Arguments in favor of playlists are easy and abundant and, to be fair, no less valid for their availability. Playlists are endlessly customizable, they can track any given mood exactly as its listeners desire, they eliminate the endless filler that has crowded so many albums over the years, leaving only the choicest cuts, the best of the best. There are no unwanted lulls in playlists, only hit after hit after hit, shot after shot of auditory amphetamine.
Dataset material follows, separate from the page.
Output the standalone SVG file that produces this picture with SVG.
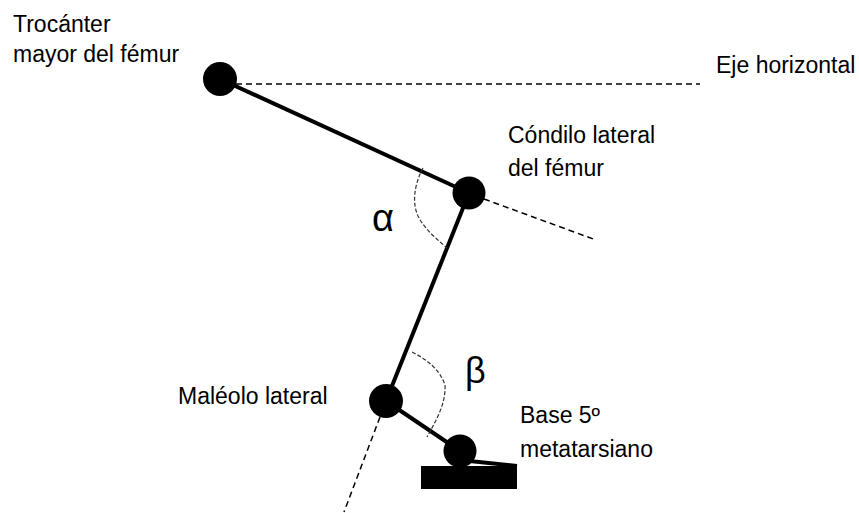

Playlists also offer a variety that albums definitionally can’t match. A playlist is a sampler platter, a sonic social media feed of different voices stacked back to back to back. Compared to albums, playlists are a more efficient way to consume a broader range of music. In an increasingly connected, hyper-paced world, the playlist is the most logical way to expose yourself to a wide selection of music.
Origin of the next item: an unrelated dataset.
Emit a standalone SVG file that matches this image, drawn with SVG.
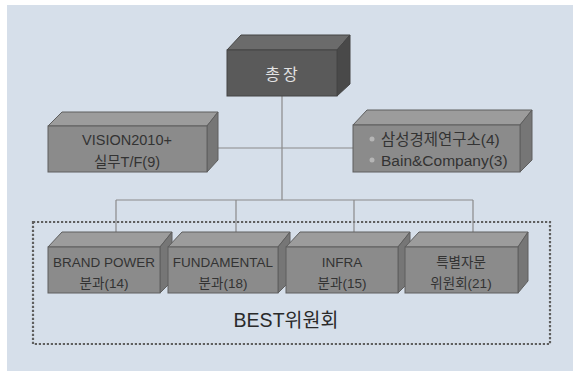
<svg xmlns="http://www.w3.org/2000/svg" width="578" height="375" viewBox="0 0 578 375">
<style>
.f{fill:#8b8b8b;stroke:#5e5e5e;stroke-width:1}
.t{fill:#9c9c9c;stroke:#5e5e5e;stroke-width:1}
.r{fill:#767676;stroke:#5e5e5e;stroke-width:1}
.fd{fill:#5a5a5a;stroke:#444;stroke-width:1}
.td{fill:#6b6b6b;stroke:#444;stroke-width:1}
.rd{fill:#494949;stroke:#444;stroke-width:1}
.lbl{font-family:"Liberation Sans","Noto Sans CJK KR",sans-serif;font-size:14.5px;fill:#333;text-anchor:middle}
.sm{font-size:13.5px}
.ln{stroke:#8a8a8a;stroke-width:1.2;fill:none}
</style>
<rect x="7" y="5" width="566" height="366" fill="#d6dfea"/>
<rect x="33" y="222" width="517" height="122" fill="none" stroke="#5f5f5f" stroke-width="2.2" stroke-dasharray="2.2,1.8"/>
<g id="connectors">
<path class="ln" d="M282,96 V200 M218,148 H353 M116,200 H473 M116,200 V232 M236,200 V232 M354,200 V232 M473,200 V232"/>
</g>
<g id="president">
<polygon class="td" points="227,50 241,35 350,35 337,50"/>
<polygon class="rd" points="337,50 350,35 350,84 337,96"/>
<rect class="fd" x="227" y="50" width="110" height="46"/>
<text x="283" y="80" class="lbl" style="fill:#e2e2e2;font-size:16px;letter-spacing:3px">총장</text>
</g>
<g id="vision">
<polygon class="t" points="48,126 62,112 218,112 207,126"/>
<polygon class="r" points="207,126 218,112 218,160 207,172"/>
<rect class="f" x="48" y="126" width="159" height="46"/>
<text x="127" y="145" class="lbl">VISION2010+</text>
<text x="127" y="167" class="lbl">실무T/F(9)</text>
</g>
<g id="advisors">
<polygon class="t" points="353,125 367,110 532,110 520,125"/>
<polygon class="r" points="520,125 532,110 532,160 520,172"/>
<rect class="f" x="353" y="125" width="167" height="47"/>
<circle cx="372" cy="139" r="2.5" fill="#b5b5b5"/>
<circle cx="372" cy="160" r="2.5" fill="#b5b5b5"/>
<text x="381" y="145" class="lbl" style="text-anchor:start;font-size:15.5px">삼성경제연구소(4)</text>
<text x="381" y="166" class="lbl" style="text-anchor:start;font-size:15.5px">Bain&amp;Company(3)</text>
</g>
<g id="brand">
<polygon class="t" points="48,247 62,232 172,232 160,247"/>
<polygon class="r" points="160,247 172,232 172,281 160,293"/>
<rect class="f" x="48" y="247" width="112" height="46"/>
<text x="104" y="267" class="lbl sm">BRAND POWER</text>
<text x="104" y="288" class="lbl sm">분과(14)</text>
</g>
<g id="fundamental">
<polygon class="t" points="168,247 182,232 290,232 278,247"/>
<polygon class="r" points="278,247 290,232 290,281 278,293"/>
<rect class="f" x="168" y="247" width="110" height="46"/>
<text x="223" y="267" class="lbl sm">FUNDAMENTAL</text>
<text x="223" y="288" class="lbl sm">분과(18)</text>
</g>
<g id="infra">
<polygon class="t" points="286,247 300,232 410,232 398,247"/>
<polygon class="r" points="398,247 410,232 410,281 398,293"/>
<rect class="f" x="286" y="247" width="112" height="46"/>
<text x="342" y="267" class="lbl sm">INFRA</text>
<text x="342" y="288" class="lbl sm">분과(15)</text>
</g>
<g id="special">
<polygon class="t" points="405,247 419,232 528,232 518,247"/>
<polygon class="r" points="518,247 528,232 528,281 518,293"/>
<rect class="f" x="405" y="247" width="113" height="46"/>
<text x="461" y="267" class="lbl sm">특별자문</text>
<text x="461" y="288" class="lbl sm">위원회(21)</text>
</g>
<text x="286" y="327" class="lbl" style="font-size:19.5px;fill:#2a2a2a">BEST위원회</text>
</svg>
But there’s still something special about listening to an entire album, front to back. Time is our most valuable asset and to turn a block of it over to a lone artist, allowing them to express a singular vision, is a distinct act of trust. To listen to an album from front to back is to allow patience to be a part of your listening, to force yourself to remember that not all satisfaction must be instantaneous. If listening to a playlist is like scrolling through a social media feed, a constant barrage of fast-hitting dopamine rushes, then listening to a full album is like going on a dinner date, languorous and intimate. There’s joy to be had in both, of course, but love, I think, is more likely to bloom from one than the other.